ダバオ市でもデリバリーサービスが人気だ。そのひとつが、ピンク色がトレードマークの「フードパンダ」である。しかし、配達員から給料体系に抗議の声が挙がっており、同社は契約を切る決断をしたと発表した。日本でもデリバリーサービスの配達員と本社の問題が取り上げられることがあったが、それがまさにダバオでも起きているようだ。

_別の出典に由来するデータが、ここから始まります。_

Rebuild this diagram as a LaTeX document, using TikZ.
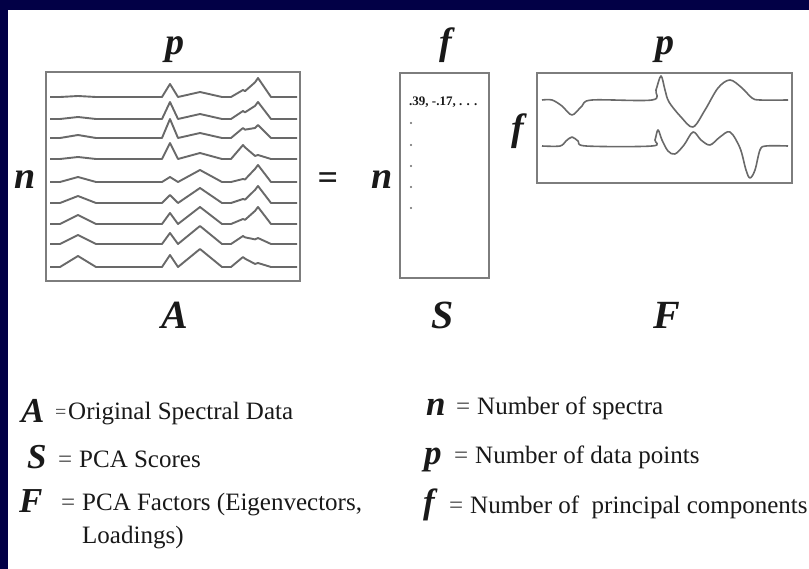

フードパンダの配達員や店員、顧客などの話によると、同社は「広範囲に混乱を与えるような要求があったため、規約違反をした配達員とフードパンダの契約を解除するという難しい決断を下した」という趣旨のプレスリリースが流れたという。このプレスリリースが出る前の7月15日の朝、Roxas通りに集まった配達員らは、給料が減ることになったため同社に疑問を投げかけるための抗議をおこなった。そして、同社の「低く不確かな」給料の計算方法について、ダバオ市役所に介入して調べてほしいと訴えた。
配達員が給料体系に対し静かに抗議をおこなう計画があることを耳にして、フードパンダ社は、複数の配達員との契約を10年間差し止める処分を下した。
また、その原因となった給料については、現地のデリバリー配達員の給料が1回あたり平均55ペソであるのに対し、現状で昨年度のほぼ半分となっていた。給料について、同社は、経路や距離を考慮して計算されており、他の産業と比べて高い給料を支払うことを可能としていると述べた。さらに、燃料やデータ通信の割引、格安で入れる保険、無料の商品などの特典もあると述べた。
デリバリー配達員の協会である「Davao United Delivery Riders Association Incorporated」のEdmund Carillo会長は、同社の距離をもとにした給料体系の計算方法が明らかなものではないと述べた。さらに、280ペソが健康保険料として引かれているが、事故に遭った場合の明確な保険も存在しないと指摘した。そして、燃料代や重要商品の値段が上がっていることも踏まえ、配達員らは計算システムの透明化を求めていると語った。
今回話に出た事例は、日本での事例に似ているところが多く見られる。ダバオ市の場合はどのような解決を見せるのか、今後の進捗を見守りたい。